I hate to ask for help.   Hate to admit that I can’t do something.   I like to feel capable, magnanimous, and in control.   Who doesn’t?   I don’t want to admit that I need anyone or anything besides myself, thank you very much.   When I married, I worried that I’d need my husband!   I was afraid of becoming co-dependent.  I’ve learned, painfully, that while I can handle life and kids without his daily involvement (we spent 4 months apart last year due to work), I crave his balance to my life, and find it far easier when we’re together.   I do need him, but am not crippled without him.

So where is my faith these days?  After my argument with God yesterday, there was no dramatic resolution but I think I know where it’s headed.  I can’t do it alone.   I need God.   I need my faith in him to be first, not stuck in line behind my husband, my bank, doctors, credit cards, work, or whatever else I’m trusting with our lives and health and well-being.  They’re all helpful, and mostly necessary, but they’re not where my faith belongs.   My object needs to be waaaay bigger than me to pull off the things I’ve got in my mind’s eye, and I’ve simply run out of do-it-all-myself steam.

One other bit, that I waffled on last month.   Intensity.  The intensity of your faith.   While it’s a great indicator of how strong your faith might currently be, it doesn’t have any direct bearing how how much it will be rewarded.   Faith isn’t something you bank, and then cash in on.  It simply is.   It flows, conducts, and connects.   It focuses you on your object.   In my case I’m trying to simplify the picture a bit, putting God in the center, and trusting him to arrange all the other players as needed.

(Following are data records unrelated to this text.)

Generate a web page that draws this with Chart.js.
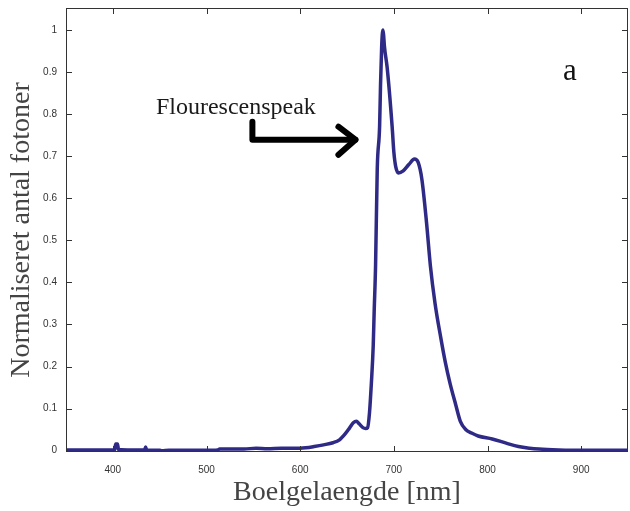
<!DOCTYPE html>
<html>
<head>
<meta charset="utf-8">
<script src="https://cdn.jsdelivr.net/npm/chart.js@4/dist/chart.umd.min.js"></script>
<style>
html,body{margin:0;padding:0;background:#fff;}
#wrap{width:630px;height:511px;position:relative;}
</style>
</head>
<body>
<div id="wrap"><canvas id="c" width="630" height="511"></canvas></div>
<script>
// Data
const wavelengths = [350,360,380,400,402,403,405,406,420,434,435,436,450,452,460,480,500,512,514,540,553,565,580,600,606,615,625,635,642,648,653,657,660,663,667,670,672,674,676,678,679,680.5,682.3,684.8,685.8,687,688.3,689,690,692.9,698.2,700,702,705,710,716,722,726,730,735,739,744,750,755,760,766,771,777,783,790,805,820,833,845,855,876,900,950];
const intensity   = [0.002,0.002,0.002,0.002,0.002,0.016,0.016,0.003,0.002,0.002,0.009,0.002,0.001,0.0,0.001,0.001,0.001,0.002,0.004,0.004,0.006,0.005,0.006,0.006,0.007,0.010,0.014,0.019,0.026,0.040,0.055,0.067,0.070,0.064,0.055,0.053,0.055,0.09,0.16,0.25,0.33,0.44,0.67,0.77,0.87,0.96,1.0,0.99,0.96,0.91,0.77,0.71,0.675,0.66,0.665,0.68,0.693,0.685,0.644,0.54,0.44,0.35,0.27,0.21,0.16,0.11,0.07,0.05,0.042,0.035,0.028,0.018,0.010,0.006,0.004,0.002,0.001,0.001];
const xTicks = [400,500,600,700,800,900];
const yTicks = [0,0.1,0.2,0.3,0.4,0.5,0.6,0.7,0.8,0.9,1];
const xLabel = 'Boelgelaengde [nm]';
const yLabel = 'Normaliseret antal fotoner';
const noteText = 'Flourescenspeak';
const notePos = [446, 0.80];             // [nm, value] left/baseline of text
const arrowPath = [[549,0.782],[549,0.739],[659,0.739]]; // [nm, value]
const panelLetter = 'a';
const letterPos = [888, 0.90];

const points = wavelengths.map((w,i)=>({x:w,y:intensity[i]}));

const framePlugin = {
  id:'frame',
  afterDatasetsDraw(chart){
    const {ctx, chartArea:a, scales:{x,y}} = chart;
    ctx.save();
    ctx.strokeStyle = '#333';
    ctx.lineWidth = 1;
    ctx.strokeRect(a.left+0.5, a.top+0.5, a.right-a.left-1, a.bottom-a.top-1);
    ctx.beginPath();
    xTicks.forEach(v=>{
      const px = Math.round(x.getPixelForValue(v))+0.5;
      ctx.moveTo(px,a.bottom); ctx.lineTo(px,a.bottom-6);
      ctx.moveTo(px,a.top); ctx.lineTo(px,a.top+6);
    });
    yTicks.forEach(v=>{
      const py = Math.round(y.getPixelForValue(v))+0.5;
      ctx.moveTo(a.left,py); ctx.lineTo(a.left+6,py);
      ctx.moveTo(a.right,py); ctx.lineTo(a.right-6,py);
    });
    ctx.stroke();

    // annotation text
    ctx.fillStyle = '#1a1a1a';
    ctx.font = '24px "Liberation Serif", serif';
    ctx.textBaseline = 'alphabetic';
    ctx.textAlign = 'left';
    ctx.fillText(noteText, x.getPixelForValue(notePos[0]), y.getPixelForValue(notePos[1]));
    // arrow
    ctx.strokeStyle = '#000';
    ctx.lineWidth = 6;
    ctx.lineCap = 'round';
    ctx.lineJoin = 'round';
    ctx.beginPath();
    arrowPath.forEach((p,i)=>{
      const px = x.getPixelForValue(p[0]), py = y.getPixelForValue(p[1]);
      if(i===0) ctx.moveTo(px,py); else ctx.lineTo(px,py);
    });
    ctx.stroke();
    const tip = arrowPath[arrowPath.length-1];
    const tx = x.getPixelForValue(tip[0]), ty = y.getPixelForValue(tip[1]);
    ctx.beginPath();
    ctx.moveTo(tx-17, ty-13); ctx.lineTo(tx, ty); ctx.lineTo(tx-17, ty+15);
    ctx.stroke();
    // panel letter
    ctx.fillStyle = '#111';
    ctx.font = '31px "Liberation Serif", serif';
    ctx.textAlign = 'center';
    ctx.textBaseline = 'middle';
    ctx.fillText(panelLetter, x.getPixelForValue(letterPos[0]), y.getPixelForValue(letterPos[1]));
    ctx.restore();
  }
};

new Chart(document.getElementById('c'), {
  type:'line',
  data:{datasets:[{
    data:points,
    borderColor:'#2e2a85',
    borderWidth:3.5,
    pointRadius:0,
    fill:false,
    cubicInterpolationMode:'monotone'
  }]},
  options:{
    responsive:false,
    animation:false,
    layout:{padding:{top:8,right:2,left:0,bottom:0}},
    plugins:{legend:{display:false},tooltip:{enabled:false}},
    scales:{
      x:{
        type:'linear', min:350, max:950,
        afterBuildTicks(s){ s.ticks = xTicks.map(v=>({value:v})); },
        afterFit(s){ s.height = 59; s.paddingLeft = 0; s.paddingRight = 0; },
        grid:{display:false, drawTicks:false},
        border:{display:false},
        ticks:{padding:12, color:'#333', font:{family:'"Liberation Sans", Arial', size:10}, maxRotation:0, autoSkip:false, callback:v=>String(v)},
        title:{display:true, text:xLabel, color:'#444', font:{family:'"Liberation Serif", serif', size:28}, padding:{top:0,bottom:2}}
      },
      y:{
        type:'linear', min:-0.003, max:1.052,
        afterBuildTicks(s){ s.ticks = yTicks.map(v=>({value:v})); },
        afterFit(s){ s.width = 66; s.paddingTop = 0; s.paddingBottom = 0; },
        grid:{display:false, drawTicks:false},
        border:{display:false},
        ticks:{padding:9, color:'#333', font:{family:'"Liberation Sans", Arial', size:10}, autoSkip:false, callback:v=>String(Math.round(v*10)/10)},
        title:{display:true, text:yLabel, color:'#444', font:{family:'"Liberation Serif", serif', size:28}, padding:{top:5,bottom:0}}
      }
    }
  },
  plugins:[framePlugin]
});
</script>
</body>
</html>
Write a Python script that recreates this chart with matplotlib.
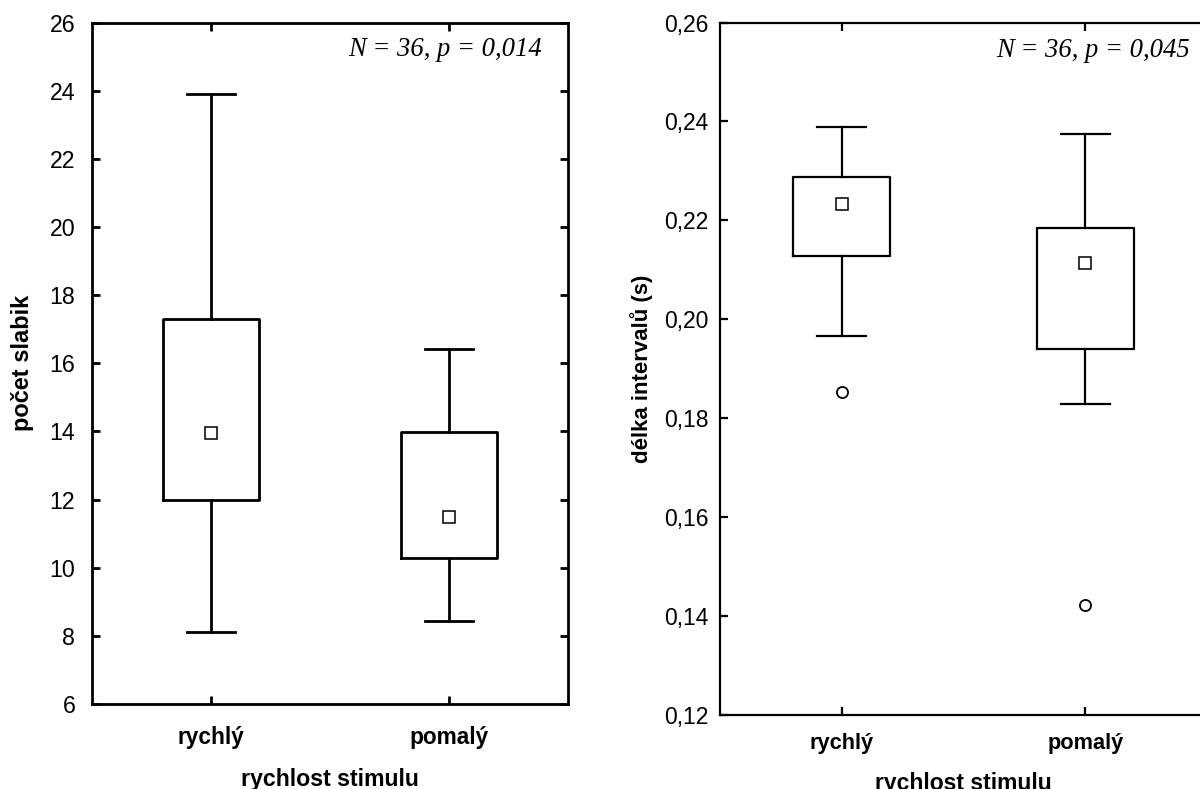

Life on the edge, however real or imagined or sharp it is, is hard.   It tests, pushes, and throws things into relief.  It breaks you down, shows your imperfections, and forces humility and courage and acceptance.  In DaMomma’s words, “It is the surrender to imperfection that builds life”.   Giving up the pursuit of perfection in the interest of actually living.   Surrender is part of faith, isn’t it?   Surrendering to, not just giving over the bits we can’t handle.   I’m still learning.   To surrender my do-it-myself-ness to God, my daily life to imperfection, and my joy to anything but circumstances.